For that matter I don't see them rushing to pay to protect even first-world coastal cities. "The country" has enough money to pay for it, but who exactly is going to shell out the money? Donations? Taxes? Who's going to be put in charge of deciding whether it's spent on enormous dikes versus up and moving entire cities inland.

Reducing carbon emissions will be both cheaper and fairer. Or at least, it would have been cheaper 20 years ago, when people were screaming that things needed to be done. "Fair", to me, would seem to rest heavily on those who delayed implementation because of obviously bogus anti-scientific claims that it wasn't happening at all. Even today, every single one of the Republican candidates for President believes that climate change is some kind of scientific conspiracy. And there's just no way they're going to allow any American money to be spent on it, either preventing it or dealing with the consequences, either here or abroad.

Comment Re:Good! (Score 1) 244

I don't disagree, but this doesn't really affect the Kochs all that much. They're in oil and gas, not coal. It may even be helping them: a lot of the capacity shifts to gas plants, which they supply through fracking.

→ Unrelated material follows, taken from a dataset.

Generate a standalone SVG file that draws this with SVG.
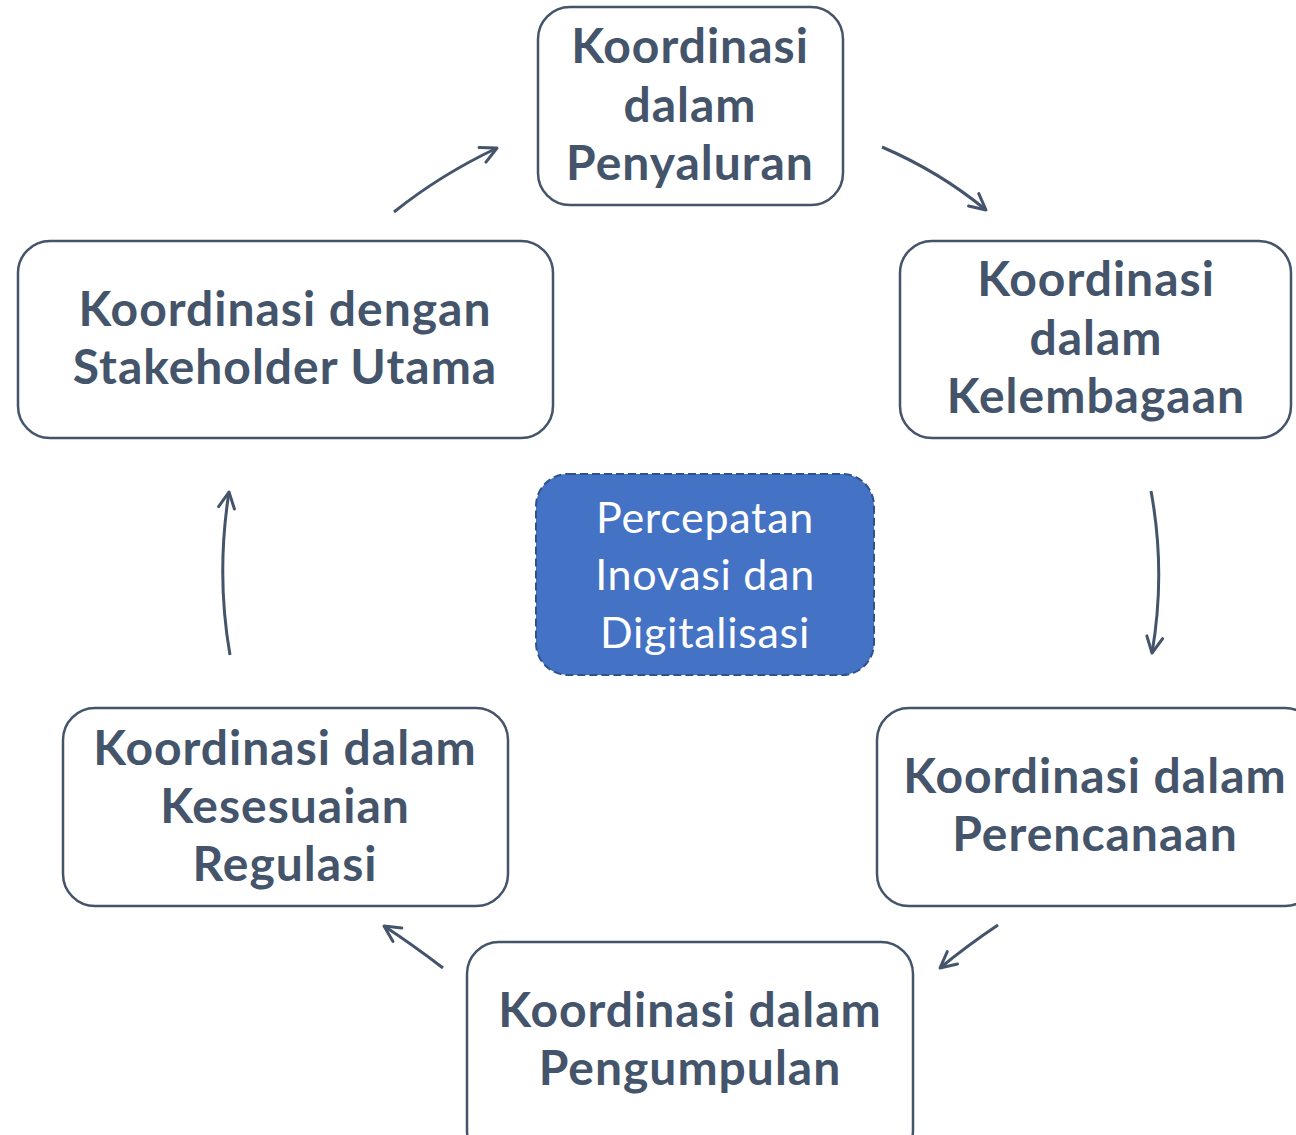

The drop in oil prices may be hurting them, and some of their fracking operations have as they're no longer profitable. So you can take that as a bit of cheery news.

Comment Re:Measurements (Score 1) 127

Planck's constant itself is really just an artifact of having chosen units like meters, grams, and seconds, which are arbitrary products of a combination of numerology and the dimensions of the earth. In natural units, Planck's constant would be 1. So would the speed of light, Newton's gravitational constant, and several others.

The "real" constants of the universe are dimensionless constants that hold no matter what your units are, like the ratio of the mass of the down quark to the electron, and the coupling constants of the Standard Model (which includes the fine structure constant). Those appear to be the actual tuning knobs of the universe, at least as far as we can tell so far.

Physicists work in natural units all the time, which saves a lot of scratching on paper. Engineers, of course, don't like to work in them, so you have to convert everything back into meters and kilograms and such if you're going to build experiments. So you still need those arbitrary agreed-upon units and the constants needed to get there, with as much precision as you can muster.

Comment Re:Silencing science (Score 1) 568

Just a few months ago, actually. It's the new guy, Malcolm Turnbull. He's not quite a denialist, exactly, but the Liberal Party is the rough equivalent of Canada's Conservatives. ("Liberal" and "Conservative" mean different things in different places.) They've been kinda lukewarm on climate change (pardon the pun); his predecessor acknowledged it and even praised Obama's efforts to do something, but those efforts are heavily hamstrung by a Republican Congress and what he can do is heavily influenced by that. The new guy had made some noises in the same direction but is apparently being pushed in a Harper-like way.

Comment Re:Energy in? (Score 1) 158

Could it be useful in powering cars? Power density has been an issue for mobile power plants. It's only half the energy density of gasoline, and a bit less than ethanol, though perhaps it would be a good feedstock for making one or the other? (I'm not a chemist; I've never entirely understood why making fuel out of low-energy carbon compounds requires so much more than just the energy input.)

Comment Re:You mean Space Coffin (Score 1) 101

Those guys weren't sent for the joy of exploration. They were sent because somebody thought they could turn a profit. Magellan gave the Spanish a new route to Asia; Drake was looking for a way to circumvent Spanish (and Dutch) control of those routes. They were sent to bring back a load of stuff, as well as a route that would enable them to get more stuff cheaper. They had no plans to turn over the details to anybody except their employer.

They had very good reason to think that they had a profitable mission, and while they knew it was dangerous, they did plan to return. It was not a suicide mission.